Review: Joker is a Fantastic Film, a Window Into Our Messed Up Society
Let’s get the obvious out of the way first. Warner Bros. new film, Joker, is an amazing achievement of cinema. It looks great. Joaquin Phoenix is outstanding. It slots very cleverly into the wider DC Universe they were creating, without being of it. And it holds up a mirror to American society, forcing us to think about and confront things we might rather not.
I do not understand, at all, where reviewers are coming from when they call this film bad or boring or poorly made. Slate, that bastion of liberal socialism, was particularly hard on the film and I think that merely reveals the reviewers’ discomfort with the subject matter. This movie looks great. There is only one performance that matters, that of Joaquin Phoenix, and it is truly one of those electrifying, charismatic turns that glues you to the screen. Like Brando in Streetcar, or Daniel Day-Lewis in There Will Be Blood - you can’t turn away from him. This character he has created, deeply troubled, both sympathetic and repulsive, is utterly fascinating. You might, justifiably, feel that director Todd Phillips is a bag of crap, morbidly fascinated by people who do bad things. But even so, he has made here a most excellent feature film.

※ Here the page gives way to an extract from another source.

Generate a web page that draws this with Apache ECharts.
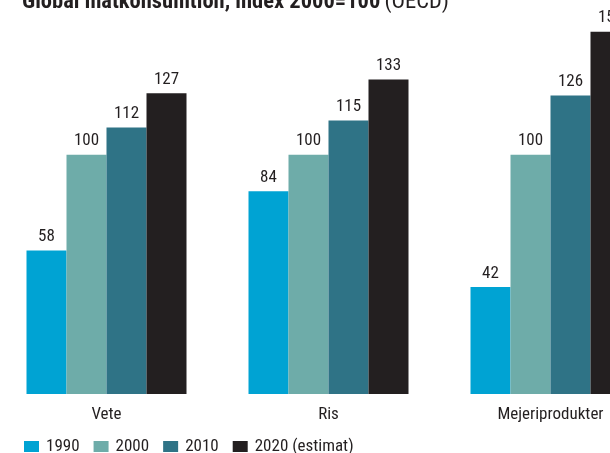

Is it derivative? Yes, of course. It very, very consciously makes us aware that it is the narrative, stylistic and thematic successor of The King of Comedy, Taxi Driver and Network. I mean, the stunt casting of Robert De Niro and Scorsese’s involvement make that connective tissue pretty obvious. You might reasonably believe that those films do the same material better, but I don’t think that discounts what Joker is doing because the idea of society’s failures giving birth to vigilante revenge fantasies is obviously highly resonant in America, then as now.
Then there are all the nervous little birds coming out of the woodwork to argue that this movie is somehow dangerous because it glorifies and endorses the depiction of a pathetic, marginalized man finding catharsis by killing people. Some people have found this, in their idiot brains, to be an endorsement of incel culture, and there’s been a bunch of nonsense about how the film might inspire violent copy cats. As if that it the film’s fault, and not the fault of a deeply violent society that makes it easy for mentally disturbed people to get guns. That kind of criticism merely reveals what a wounded, fucked up and overly sensitive nation we are, unable to appreciate the art of a controversial depiction of darkness without worrying that insane people might try and live it out.
To the extent that this film creates a sympathetic, nuanced portrayal of Joker’s sociopathy is really a testament to Joaquin Phoenix’s performance. He is an obvious raving lunatic in this movie and you are not meant to identify with him; but you are meant to understand where his murderous apathy is coming from, how he is the victim of a society that doesn’t care about its most vulnerable members, and it takes a truly skillful production to pull that trick off. The film succeeds in showing us that the failure of society at large has driven this tragic, demented figure to do what he does. But if you are sitting there thinking the film is an endorsement of that kind of behavior, I think that says more about you than about the film.
Joker is also really interesting from a franchise perspective. Warner Bros. has absolutely mangled their DC Universe, ever since they let Zack Snyder take over from Christopher Nolan. This film hits reset on that mess. Unlike Snyder, Phillips is able to take the dark themes and imagery from Nolan’s Batman trilogy but give them a unique and interesting spin that doesn’t suck, and which stands on its own. The gritty 1980s feel, the beautiful compositions, the spurts of sudden hyper-violence, the oddly touching tragedy of watching a lanky weirdo run around in slow motion. This film has a visual style all its own, but it also does justice to the tone set by Nolan, something Zack Snyder was never, ever able to pull off. And it gives Warner Bros. a path forward, doing stand-alone films that are loosely attached to the larger mythology, but that don’t require them to bury themselves in failure trying to ape the success of Marvel.
Ultimately, I walked out of this movie deeply impressed with it. It is such a powerful acting performance, gorgeously staged and shot and scored. It conveys a visceral sense of a society in decay, and creates this deeply intriguing foil to examine the ways in which a hyper-violent society like ours might deal with that kind of rot. I think the Joker movie is a fantastic film, and also troubling - for what it says about society, and also for the way some elements in society reacted to it. I don’t yet know everything that this film says about our society, but I do know whatever it is saying is deeply fucked up.